Any caregiver knows that their child or charge will go through the "mine" stage at least once in their childhood. More often they will go through it more than once.
This book is great to read to little ones, and big ones too, who are having problems sharing. Wonderful pictures and cute text make the "mine" experience a little easier to take.
The title says it all in this one. Martha figures out pretty quickly that if she doesn't share her things, she'll have no one to play with. It shouts its point pretty loudly, but I don't think it handles the issue of sharing poorly, either.

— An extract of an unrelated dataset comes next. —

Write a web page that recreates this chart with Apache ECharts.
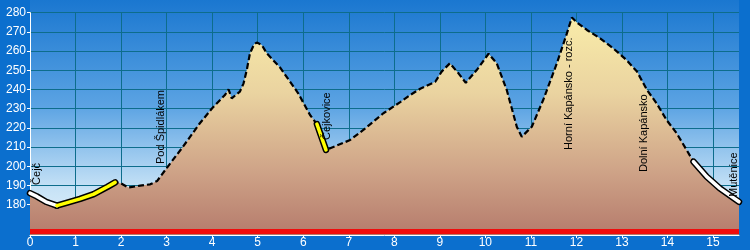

I feel like this is the book everyone is referring to when people say that adventure doesn't fly in today's children's books because they're all over-the-top proper. That's obviously not true, but then there are books like this. Boring-as-hell, message-driven books.
Martha doesn't like to share her toys with Edwin...but eventually when her little brother Edwin doesn't want to play with her, she decides sharing is worth it. Cute story to learn about sharing.
This one is as charming as "Martha Doesn't Say Sorry". I think it's the little brother that really gets me smiling. Obviously message-based, but not too preachy. Cute.